Remember the polar vortex?
The term entered popular awareness during the winter of 2013-14, which brought biting cold to much of the country and saw record low temperatures around the Great Lakes region.
Now climate scientists at Environment and Climate Change Canada who have been studying the phenomenon to see whether something unusual was behind it have an answer: Such an extreme winter is within the range of normal for Canada.
The result has broad implications because it speaks to the apparent slowdown in the rate at which the Earth is heating up. The slowdown, or global warming "hiatus" as it is sometimes called, is a smaller-than-expected increase in global average surface temperature since about the year 2000. Observations suggest the planet is getting warmer, but not as quickly as predicted.
The Canadian study, published Monday in the journal Nature Climate Change, reinforces the idea that natural variability is behind the hiatus, too, since very cold winters in one region tend to drag down the global average. It implies that things could just as easily swing the other way in the future, causing temperatures to rise even faster than climate models predict. Such a reverse swing may be behind the searing heat that people are currently experiencing in the American southwest.
"Our findings don't undermine the influence that humans have been having on the climate," said John Fyfe, a senior research scientist at the Canadian Centre for Climate Modelling and Analysis in Victoria. "But we shouldn't be surprised to find that human-induced climate change is overlaid on top of a level of internal variability that can be quite large in magnitude and persistent."
According to Dr. Fyfe, that persistence helps explain why a cluster of cold winters can crop up in close succession, as occurred with three out of the five winters between 2009 and 2014.
The study challenges a theory, put forward in 2014, that the cold winter of 2013-14 was triggered by an unusual warming in the western tropical Pacific that year.
Using the federal government's own climate-system model, which runs on a dedicated supercomputer, Dr. Fyfe and a collaborator ran 200 detailed simulations of the Earth's atmosphere, looking at the kinds of fluctuations that arise from year to year. They then zeroed in on four of those that most closely reproduced the kind of extreme winter conditions that occurred in North America during 2013-14.

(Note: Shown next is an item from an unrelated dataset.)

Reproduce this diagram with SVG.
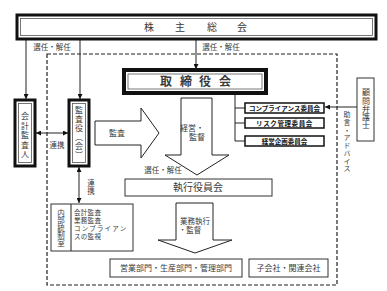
<svg xmlns="http://www.w3.org/2000/svg" width="387" height="291" viewBox="0 0 387 291">
<defs>
<marker id="ah" viewBox="0 0 6 6" refX="6" refY="3" markerWidth="5" markerHeight="5" orient="auto-start-reverse" markerUnits="userSpaceOnUse">
<path d="M0,0 L6,3 L0,6 Z" fill="#111"/>
</marker>
<style>
text{font-family:"Noto Sans CJK JP","Noto Sans",sans-serif;fill:#3a3a3a}
.outer{fill:#fff;stroke:#111;stroke-width:3}
.inner{fill:none;stroke:#555;stroke-width:0.8}
.box{fill:#fff;stroke:#333;stroke-width:1}
.cbox{fill:#fff;stroke:#111;stroke-width:1.5}
.blk{fill:#fff;stroke:#222;stroke-width:1}
.ln{fill:none;stroke:#222;stroke-width:1}
.lbl{font-size:7.5px}
.vt{writing-mode:vertical-rl;text-anchor:middle}
.cm{font-size:6.5px;font-weight:bold;text-anchor:middle;fill:#111}
.cell{font-size:6.5px}
</style>
</defs>
<rect x="47" y="54" width="290" height="231" fill="none" stroke="#222" stroke-width="1.2" stroke-dasharray="4 2"/>
<g id="connectors">
<line class="ln" x1="26" y1="40" x2="26" y2="99" marker-end="url(#ah)"/>
<line class="ln" x1="80" y1="40" x2="80" y2="99" marker-end="url(#ah)"/>
<line class="ln" x1="196" y1="40" x2="196" y2="69" marker-end="url(#ah)"/>
<line class="ln" x1="36" y1="133" x2="68" y2="133" marker-start="url(#ah)" marker-end="url(#ah)"/>
<line class="ln" x1="79" y1="167" x2="79" y2="203" marker-start="url(#ah)" marker-end="url(#ah)"/>
<polyline class="ln" points="235,94 235,141"/>
<line class="ln" x1="235" y1="108" x2="245" y2="108"/>
<line class="ln" x1="235" y1="123" x2="245" y2="123"/>
<line class="ln" x1="235" y1="141" x2="245" y2="141"/>
<line class="ln" x1="357" y1="107" x2="325" y2="107" marker-end="url(#ah)"/>
<polygon class="blk" points="95,121 141,121 141,108 159,133 141,158 141,145 95,145"/>
<polygon class="blk" points="181,98 212,98 212,155 229,155 197,175 165,155 181,155"/>
<polygon class="blk" points="176,203 213,203 213,240 232,240 195,253 158,240 176,240"/>
<text class="lbl" x="52" y="50" text-anchor="middle">選任・解任</text>
<text class="lbl" x="221" y="50" text-anchor="middle">選任・解任</text>
<text class="lbl" x="57" y="148" text-anchor="middle">連携</text>
<text class="lbl vt" x="91" y="187">連携</text>
<text x="117" y="136" font-size="8" text-anchor="middle">監査</text>
<text x="192" y="131" font-size="8" text-anchor="middle">経営・</text>
<text x="197" y="140" font-size="8" text-anchor="middle">監督</text>
<text class="lbl" x="163" y="173" text-anchor="middle">選任・解任</text>
<text x="195" y="224" font-size="7.5" text-anchor="middle">業務執行</text>
<text x="190" y="233" font-size="7.5" text-anchor="middle">・監督</text>
<text class="vt" x="347" y="142" font-size="7" letter-spacing="0.7">助言・アドバイス</text>
</g>
<g id="kabunushi">
<rect class="outer" x="17" y="15" width="359" height="24"/>
<rect class="inner" x="20.5" y="18.5" width="352" height="17"/>
<text x="149" y="31" font-size="10" text-anchor="middle">株</text>
<text x="180" y="31" font-size="10" text-anchor="middle">主</text>
<text x="212" y="31" font-size="10" text-anchor="middle">総</text>
<text x="242" y="31" font-size="10" text-anchor="middle">会</text>
</g>
<g id="torishimariyaku">
<rect x="124" y="70" width="142" height="23" fill="#fff" stroke="#111" stroke-width="4"/>
<rect class="inner" x="128" y="74" width="134" height="15"/>
<text x="166" y="86" font-size="12" font-weight="bold" text-anchor="middle" fill="#111">取</text>
<text x="186" y="86" font-size="12" font-weight="bold" text-anchor="middle" fill="#111">締</text>
<text x="205" y="86" font-size="12" font-weight="bold" text-anchor="middle" fill="#111">役</text>
<text x="225" y="86" font-size="12" font-weight="bold" text-anchor="middle" fill="#111">会</text>
</g>
<g id="kaikei">
<rect class="outer" x="15" y="100" width="20" height="66"/>
<rect class="inner" x="18.5" y="103.5" width="13" height="59"/>
<text class="vt" x="25" y="136" font-size="8" letter-spacing="1.5">会計監査人</text>
</g>
<g id="kansayaku">
<rect class="outer" x="69" y="100" width="20" height="66"/>
<rect class="inner" x="72.5" y="103.5" width="13" height="59"/>
<text class="vt" x="79" y="133" font-size="8" letter-spacing="1">監査役（会）</text>
</g>
<g id="compliance">
<rect class="cbox" x="245" y="103" width="79" height="10"/>
<text class="cm" x="284.5" y="110.5">コンプライアンス委員会</text>
</g>
<g id="risk">
<rect class="cbox" x="245" y="118" width="79" height="10"/>
<text class="cm" x="284.5" y="125.5" letter-spacing="0.6">リスク管理委員会</text>
</g>
<g id="keieikikaku">
<rect class="cbox" x="245" y="136" width="79" height="10"/>
<text class="cm" x="284.5" y="143.5">経営企画委員会</text>
</g>
<g id="komon">
<rect class="box" x="357" y="78" width="17" height="63"/>
<text class="vt" x="366" y="109" font-size="8" letter-spacing="0.3">顧問弁護士</text>
</g>
<g id="shikko">
<rect class="box" x="125" y="179" width="147" height="17"/>
<text x="198" y="191" font-size="10" text-anchor="middle">執行役員会</text>
</g>
<g id="naibu">
<rect class="box" x="51" y="204" width="82" height="47"/>
<line class="ln" x1="71" y1="204" x2="71" y2="251"/>
<text class="vt" x="61" y="228" font-size="7.5">内部統制室</text>
<text class="cell" x="74" y="214.5" letter-spacing="0.3">会計監査</text>
<text class="cell" x="74" y="222.8" letter-spacing="0.3">業務監査</text>
<text class="cell" x="74" y="231.1" letter-spacing="1.2">コンプライアン</text>
<text class="cell" x="74" y="239.4" letter-spacing="0.3">スの監視</text>
</g>
<g id="bumon">
<rect class="box" x="110" y="259" width="132" height="18"/>
<text x="176" y="271" font-size="8" text-anchor="middle">営業部門・生産部門・管理部門</text>
</g>
<g id="kogaisha">
<rect class="box" x="249" y="259" width="79" height="18"/>
<text x="288.5" y="271" font-size="8" text-anchor="middle">子会社・関連会社</text>
</g>
</svg>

What they discovered is that such conditions can arise naturally without the need for a trigger in the tropical Pacific or anywhere else apart from normal regional fluctuations. Most significantly for Canadians living in the eastern half of the country, the excessively cold winters do not appear to be some sort of cruel byproduct of climate change, which means they are not destined to become more frequent, despite the recent spate of cold snaps.
Not everyone is convinced. Kevin Trenberth, a senior scientist at the U.S. National Center for Atmospheric Research in Boulder, Colo., took issue with the way the Canadian study deals with climate anomalies and noted that excessive precipitation over the tropical Pacific in 2013-14 had "major consequences for the atmosphere," setting up effects that rippled across North America.
Climate-change skeptics have often seized upon such disputes to cast doubt on whether scientists can be certain about the role of humans in escalating global warming. Researchers are adamant that this misrepresents what they are arguing about.
The new study will likely fuel the debate about whether the apparent hiatus in warming is real. Last year, an analysis led by Thomas Karl at the U.S. National Oceanic and Atmospheric Administration suggested that the hiatus simply reflects biases in temperature data. But both Dr. Fyfe and Dr. Trenberth say the hiatus is real. If so, it may only be a temporary and partial brake on global warming, and a warning that temperatures could climb much more steeply in the future.